You could follow this thread and think, this guy is anti LBS. Wrong, its how I make my living. I love it for what it can do for me and you. I just worry about how it can be used and believe it is incumbent on the developers to make the applications as safe as possible, to provide privacy controls and make sure people know how to use them. They might also want to consider liability insurance. I’ve heard of insurance claims by people who drove their cars into rivers because their nav told them to turn right. It won’t be long before there are claims from people saying that it is the fault of the social media location application, which indirectly told a car ring that their expensive sports car would be parked at the airport for 2 weeks.

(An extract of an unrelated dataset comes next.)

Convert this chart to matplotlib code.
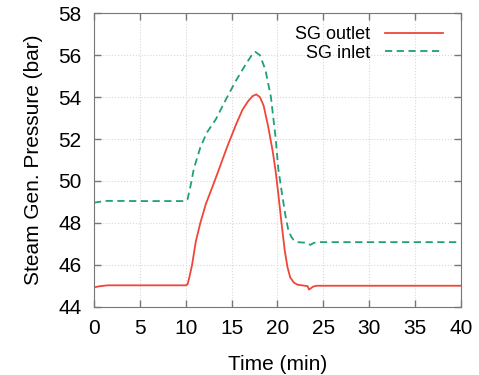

The article that set me off on today’s blog was about educating politicians, something that needs to happen all over the world, because these applications go international very quickly. It is also necessary to educate the developers because they are focussed on what they want people to be able to do with their apps, not the inherent risks of uses they hadn’t considered. I often want my ‘friends’ to know where I am, but I don’t want people who are not my ‘friends’ to know where I am or where I am not.
This is not my first blog motivated by Pomfret. In September I wrote about Location Based Apps and Trust, prior to that Proximity Based Marketing and Trust, and a whole series of blogs around Who’s Looking at You on Facebook. In one of them I thought up a name at random, searched for someone with that name and found out a huge amount of information about the person. I found it to be very scary, what I could find out about that person. Add location to that mix now and it could become downright dangerous.

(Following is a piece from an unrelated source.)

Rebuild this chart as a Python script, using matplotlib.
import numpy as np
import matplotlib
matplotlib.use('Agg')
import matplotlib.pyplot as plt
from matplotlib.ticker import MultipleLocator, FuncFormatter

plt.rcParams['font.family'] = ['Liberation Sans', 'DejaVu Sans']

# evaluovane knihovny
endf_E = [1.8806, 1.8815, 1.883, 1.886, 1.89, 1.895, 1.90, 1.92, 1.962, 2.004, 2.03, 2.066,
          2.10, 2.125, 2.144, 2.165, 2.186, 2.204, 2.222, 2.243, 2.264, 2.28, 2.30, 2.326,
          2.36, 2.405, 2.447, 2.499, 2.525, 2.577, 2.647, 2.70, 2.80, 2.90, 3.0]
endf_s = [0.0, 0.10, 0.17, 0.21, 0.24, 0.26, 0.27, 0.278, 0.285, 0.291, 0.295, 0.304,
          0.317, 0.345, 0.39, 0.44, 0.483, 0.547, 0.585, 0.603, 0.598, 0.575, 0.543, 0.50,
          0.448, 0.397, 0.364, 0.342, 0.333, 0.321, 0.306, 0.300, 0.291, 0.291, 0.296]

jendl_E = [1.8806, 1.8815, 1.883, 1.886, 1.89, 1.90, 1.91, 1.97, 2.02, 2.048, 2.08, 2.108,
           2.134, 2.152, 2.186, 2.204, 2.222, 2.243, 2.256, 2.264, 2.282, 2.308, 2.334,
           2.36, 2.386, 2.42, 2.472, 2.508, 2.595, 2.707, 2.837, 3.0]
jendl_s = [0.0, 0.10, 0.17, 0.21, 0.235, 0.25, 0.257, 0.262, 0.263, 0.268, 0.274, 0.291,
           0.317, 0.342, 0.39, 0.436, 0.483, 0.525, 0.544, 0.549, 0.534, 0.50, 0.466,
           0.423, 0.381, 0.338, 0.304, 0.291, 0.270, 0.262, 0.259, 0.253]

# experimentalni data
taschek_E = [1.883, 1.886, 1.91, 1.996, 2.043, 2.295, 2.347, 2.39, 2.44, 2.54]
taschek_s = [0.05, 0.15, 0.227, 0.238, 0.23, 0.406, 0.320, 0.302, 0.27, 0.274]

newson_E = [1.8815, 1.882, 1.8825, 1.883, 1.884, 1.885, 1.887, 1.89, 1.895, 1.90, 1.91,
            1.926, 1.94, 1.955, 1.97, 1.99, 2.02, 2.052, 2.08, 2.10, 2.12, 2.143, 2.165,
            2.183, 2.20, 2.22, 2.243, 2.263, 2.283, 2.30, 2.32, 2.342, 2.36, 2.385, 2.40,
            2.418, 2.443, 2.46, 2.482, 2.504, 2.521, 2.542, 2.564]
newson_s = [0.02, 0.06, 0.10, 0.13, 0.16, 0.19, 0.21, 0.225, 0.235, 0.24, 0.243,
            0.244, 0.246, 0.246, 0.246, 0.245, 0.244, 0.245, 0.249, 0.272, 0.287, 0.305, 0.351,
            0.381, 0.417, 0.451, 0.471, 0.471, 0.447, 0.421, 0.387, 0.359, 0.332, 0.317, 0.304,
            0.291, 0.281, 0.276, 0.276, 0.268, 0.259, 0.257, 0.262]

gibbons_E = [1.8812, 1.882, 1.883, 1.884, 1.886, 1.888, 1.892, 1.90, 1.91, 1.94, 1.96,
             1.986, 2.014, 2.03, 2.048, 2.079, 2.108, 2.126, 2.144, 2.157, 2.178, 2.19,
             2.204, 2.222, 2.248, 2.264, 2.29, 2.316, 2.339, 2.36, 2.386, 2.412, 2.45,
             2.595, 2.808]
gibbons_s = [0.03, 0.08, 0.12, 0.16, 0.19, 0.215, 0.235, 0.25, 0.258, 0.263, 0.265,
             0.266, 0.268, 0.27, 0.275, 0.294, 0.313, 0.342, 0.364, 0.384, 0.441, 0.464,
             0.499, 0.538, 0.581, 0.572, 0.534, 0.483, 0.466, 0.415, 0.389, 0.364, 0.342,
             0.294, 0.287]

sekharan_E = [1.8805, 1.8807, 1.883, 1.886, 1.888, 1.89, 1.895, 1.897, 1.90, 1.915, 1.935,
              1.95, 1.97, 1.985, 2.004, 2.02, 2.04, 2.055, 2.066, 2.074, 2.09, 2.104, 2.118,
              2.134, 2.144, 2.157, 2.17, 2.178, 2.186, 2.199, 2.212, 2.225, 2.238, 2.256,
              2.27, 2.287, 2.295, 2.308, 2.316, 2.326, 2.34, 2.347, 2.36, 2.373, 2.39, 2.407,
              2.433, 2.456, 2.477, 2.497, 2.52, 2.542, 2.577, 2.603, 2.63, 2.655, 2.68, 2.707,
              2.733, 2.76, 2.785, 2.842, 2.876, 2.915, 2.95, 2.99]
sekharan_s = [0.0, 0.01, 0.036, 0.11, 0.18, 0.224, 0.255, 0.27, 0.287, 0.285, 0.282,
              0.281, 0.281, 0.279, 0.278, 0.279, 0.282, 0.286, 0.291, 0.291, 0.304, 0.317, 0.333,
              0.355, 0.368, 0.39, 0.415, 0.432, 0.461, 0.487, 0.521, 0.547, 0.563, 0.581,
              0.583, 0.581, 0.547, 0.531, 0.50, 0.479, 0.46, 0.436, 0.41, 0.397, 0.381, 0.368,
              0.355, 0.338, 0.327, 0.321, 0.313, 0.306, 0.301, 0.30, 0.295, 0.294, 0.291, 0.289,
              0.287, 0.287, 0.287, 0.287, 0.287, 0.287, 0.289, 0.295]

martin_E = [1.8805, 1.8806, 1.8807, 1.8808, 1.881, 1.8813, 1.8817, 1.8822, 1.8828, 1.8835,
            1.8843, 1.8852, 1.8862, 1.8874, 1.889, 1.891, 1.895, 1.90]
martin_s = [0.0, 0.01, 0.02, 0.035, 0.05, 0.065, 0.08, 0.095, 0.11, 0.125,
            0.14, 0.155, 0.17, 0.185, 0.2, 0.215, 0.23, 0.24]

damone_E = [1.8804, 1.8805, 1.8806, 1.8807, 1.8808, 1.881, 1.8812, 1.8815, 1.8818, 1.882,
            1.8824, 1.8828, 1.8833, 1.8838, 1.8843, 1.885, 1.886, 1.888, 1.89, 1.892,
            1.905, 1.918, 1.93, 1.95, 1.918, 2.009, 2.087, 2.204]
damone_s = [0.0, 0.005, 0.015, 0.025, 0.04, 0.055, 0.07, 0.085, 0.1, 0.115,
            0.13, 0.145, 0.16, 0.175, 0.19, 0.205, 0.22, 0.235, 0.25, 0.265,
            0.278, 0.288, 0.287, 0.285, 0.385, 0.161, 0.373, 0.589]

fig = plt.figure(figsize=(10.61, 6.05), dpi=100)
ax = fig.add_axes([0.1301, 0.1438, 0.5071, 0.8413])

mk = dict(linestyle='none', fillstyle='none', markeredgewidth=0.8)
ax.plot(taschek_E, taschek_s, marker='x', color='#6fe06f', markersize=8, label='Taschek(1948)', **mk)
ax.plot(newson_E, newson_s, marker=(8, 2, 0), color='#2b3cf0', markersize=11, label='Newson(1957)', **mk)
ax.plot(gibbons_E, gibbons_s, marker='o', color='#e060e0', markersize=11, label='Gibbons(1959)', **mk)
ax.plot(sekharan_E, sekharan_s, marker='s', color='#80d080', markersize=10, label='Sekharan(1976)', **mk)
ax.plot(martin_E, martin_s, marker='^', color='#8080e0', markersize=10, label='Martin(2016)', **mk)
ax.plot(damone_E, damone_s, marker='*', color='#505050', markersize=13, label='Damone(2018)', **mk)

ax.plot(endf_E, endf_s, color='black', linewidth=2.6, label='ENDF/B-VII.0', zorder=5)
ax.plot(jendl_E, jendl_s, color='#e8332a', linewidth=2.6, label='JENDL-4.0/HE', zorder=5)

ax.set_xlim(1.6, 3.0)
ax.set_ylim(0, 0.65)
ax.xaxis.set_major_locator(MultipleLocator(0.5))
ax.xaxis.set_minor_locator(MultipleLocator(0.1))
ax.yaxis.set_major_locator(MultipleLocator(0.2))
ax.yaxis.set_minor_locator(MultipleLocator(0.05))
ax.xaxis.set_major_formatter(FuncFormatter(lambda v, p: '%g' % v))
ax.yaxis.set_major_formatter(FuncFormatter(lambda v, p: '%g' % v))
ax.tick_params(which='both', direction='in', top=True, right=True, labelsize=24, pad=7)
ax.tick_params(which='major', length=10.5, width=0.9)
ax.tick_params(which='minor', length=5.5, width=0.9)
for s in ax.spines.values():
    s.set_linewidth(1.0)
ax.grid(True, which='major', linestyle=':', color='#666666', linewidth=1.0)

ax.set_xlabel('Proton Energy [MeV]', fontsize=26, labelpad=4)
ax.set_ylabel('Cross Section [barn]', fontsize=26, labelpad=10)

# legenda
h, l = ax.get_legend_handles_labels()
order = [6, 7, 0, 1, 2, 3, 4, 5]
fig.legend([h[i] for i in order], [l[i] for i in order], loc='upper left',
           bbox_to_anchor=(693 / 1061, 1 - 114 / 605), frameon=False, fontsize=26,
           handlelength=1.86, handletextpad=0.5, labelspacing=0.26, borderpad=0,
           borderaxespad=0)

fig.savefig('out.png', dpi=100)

Of course the tables can be turned on crims as well as law enforcement agencies can use the same apps to find out what they are up to and where.
It’s full on election time, we have had the first debate. One thing that I thought was very cool was that TVNZ ran the debate in conjunction with YouTube. People were invited to record their questions for the leaders of the Labour and National parties on YouTube. The questions and responses, such as this one on Law and Order are also available to view on YouTube which means everyone has easy access to the parts of the
debate they are interested in. Great use of new technology and kudos to TV One.
And the NZ Herald has regular features talking about the different offerings on a topic, from each party. Today’s topics are law and order. I was telling my wife about the Act policy which I like.
Key things I like are that you serve the sentence you are given and 3 strikes and your out. I think this policy is based on the system that made many of the streets in New York safe. The first time I went to New York and wanted to go to the Cotton Club, I was told that taxi’s would take me there before dark, but they wouldn’t come back to pick me up because it was too dangerous in Harlem and taxi drivers were being murdered. In recent years the Zero Tolerence policy has made the area much safer.
They also said that if you are sentenced to 5 years in jail, you should serve 5 years. This is something that we have been asking for for years. The problem is that parties make all these statements, but they have very little credibility because they never seem to follow through. I am thinking that one possibility is using our political system to vote for a party like Act on the party vote to give them the legs to push through one of these policies.
Law and order is an election issue and in my humble opinion Helen Clark and the Labour Party want everybody’s vote and are saying they are against gangs and organized crime, but sympathizing with the reasons people join them. The National Party doesn’t seem to be much better. John Key is saying that he wants to lock up recidivist criminals and will build a new prison to house them. In my humble opinion young gang members who go to jail will add to their ‘mana’ (in simple terms Maori for honor or power) within the gang and will be heroes when they come out. They will be looked after ‘inside’ by their gang family and life won’t be too bad at all.
My wife said, “It’s all very well them saying these things when they want to vote for you, but after the election all the promises go out the window”, well actually she said something more colorful, but she’s pretty much on the mark. How many times have we been conned by politicians, voting for them on the basis of their election promises and then when they get in they have loads of great reasons why they couldn’t go through with it, usually blaming the outgoing parliament.
The addage is that it doesn’t matter who you vote for, a politician will always get in. It’s funny really that at election time we elect people that mostly we don’t trust to keep their promises and give them a mandate to run the biggest organisation, our whole country!